Even in the fledgling United States voting rights were limited to wealthy, white men. Many states required persons to be landowners to vote. It seems that since the property tax was the basis of government finance, folks thought that only those paying taxes should vote. That idea didn’t last long and the vote was available to most while males.
It would be nearly 175 years before all Americans were guaranteed the right to vote. The women’s suffrage movement took care of part of the problem in the early years of the 20th century. In some old editions of the Chieftain I noted that there were some women who bitterly opposed voting. One woman said that no real lady with proper upbringing would want to vote or hold office. If she were around today, she would be shocked at the number of women who hold elected positions.
One of our national disgraces is that it wasn’t until the mid-1960s that barriers were removed that prevented African-Americans from casting ballots. There were some states that required African-Americans to take tests which, from what I’ve read, no one could pass. Also the poll tax was abolished and the voter age lowered to 18.

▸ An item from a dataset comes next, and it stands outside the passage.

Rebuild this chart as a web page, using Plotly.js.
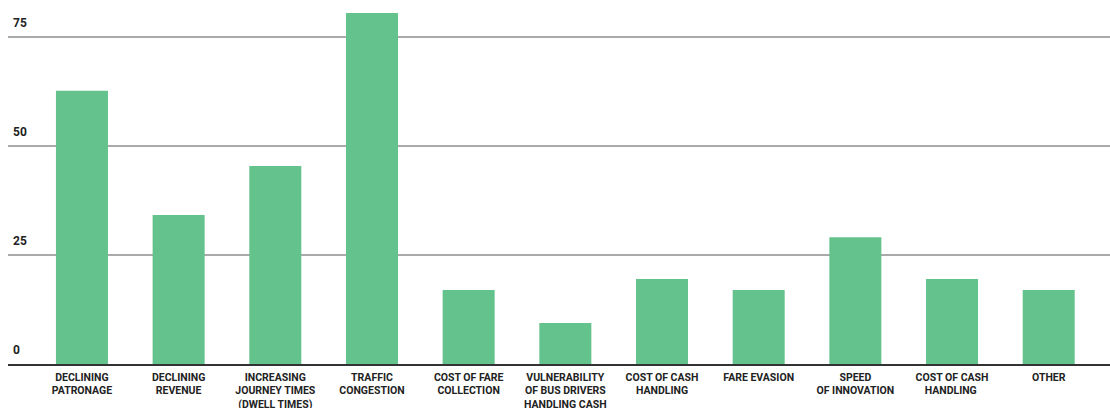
<!DOCTYPE html>
<html>
<head>
<meta charset="utf-8">
<script src="https://cdn.plot.ly/plotly-3.0.1.min.js"></script>
<style>
  html, body { margin: 0; padding: 0; background: #fff; }
  #chart { width: 1110px; height: 408px; }
</style>
</head>
<body>
<div id="chart"></div>
<script>
const categories = [
  "DECLINING<br>PATRONAGE",
  "DECLINING<br>REVENUE",
  "INCREASING<br>JOURNEY TIMES<br>(DWELL TIMES)",
  "TRAFFIC<br>CONGESTION",
  "COST OF FARE<br>COLLECTION",
  "VULNERABILITY<br>OF BUS DRIVERS<br>HANDLING CASH",
  "COST OF CASH<br>HANDLING",
  "FARE EVASION",
  "SPEED<br>OF INNOVATION",
  "COST OF CASH<br>HANDLING ",
  "OTHER"
];
const values = [62.7, 34.2, 45.4, 80.5, 17, 9.4, 19.5, 17, 29.1, 19.5, 17];
const yTicks = [0, 25, 50, 75];
const yTickLabels = ["0", "25", "50", "75"];

const font = "Roboto, 'Liberation Sans', Arial, sans-serif";

const trace = {
  type: "bar",
  x: categories.map((c, i) => i),
  y: values,
  marker: { color: "#64C28C", line: { width: 0 } },
  hoverinfo: "skip"
};

const annotations = yTicks.map((v, i) => ({
  xref: "paper", yref: "y",
  x: 0, y: v,
  xanchor: "left", yanchor: "bottom",
  xshift: 3, yshift: 5,
  text: "<b>" + yTickLabels[i] + "</b>",
  showarrow: false,
  font: { family: font, size: 12, color: "#222" }
}));

const layout = {
  width: 1110, height: 408,
  margin: { l: 8, r: 0, t: 0, b: 44, pad: 0 },
  paper_bgcolor: "#fff",
  plot_bgcolor: "#fff",
  bargap: 0.462,
  showlegend: false,
  xaxis: {
    range: [-0.765, 10.634],
    tickmode: "array",
    tickvals: categories.map((c, i) => i),
    ticktext: categories.map(c => "<b>" + c + "</b>"),
    tickangle: 0,
    ticks: "",
    ticklabelstandoff: 2,
    showgrid: false,
    zeroline: false,
    showline: true,
    linecolor: "#333",
    linewidth: 2,
    tickfont: { family: font, size: 10.5, color: "#222" },
    fixedrange: true
  },
  yaxis: {
    range: [0, 83.5],
    tickmode: "array",
    tickvals: yTicks,
    showticklabels: false,
    showgrid: true,
    gridcolor: "#aaa",
    gridwidth: 2,
    zeroline: false,
    showline: false,
    fixedrange: true
  },
  annotations: annotations
};

Plotly.newPlot("chart", [trace], layout, { displayModeBar: false, staticPlot: true });
</script>
</body>
</html>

I was surprised to find that early elections were fairly disorganized. The state of Victoria, Australia held the first uniform secret ballot in an election in 1856. The biggest change in voting came with the invention of automated voting machine. Herman Hallenith developed the first punch card voting in 1889. The first voting machine was invented by Jacob H. Myer in the 1890s. By the 1930s, voting machines were used in most major cities. They came to Wyandotte County in the early 1960s and later to Leavenworth County.
Now, almost all voting machines are electronic and it certainly makes tallying much easier. You have to be an old-timer like me to remember when we voted on paper ballots. The counting was done by hand and sometimes it was well into the wee hours of the morning before the votes were tabulated. Paper ballots also led to miscounts and other problems.
Of course, the biggest modern election snafu was the 2000 presidential election and the hanging chad fiasco in Florida.
Hopefully, all goes well on Tuesday and we will have a big turnout for the election. While the vote may end the explosion of political ads for the time being it is my bet no matter who wins, within the first six months of 2013, candidates will begin to announce their intention to run for office in 2014 or 2016.
The process never ends and will continue with city elections in the spring. In some ways, politics have become our national pastime.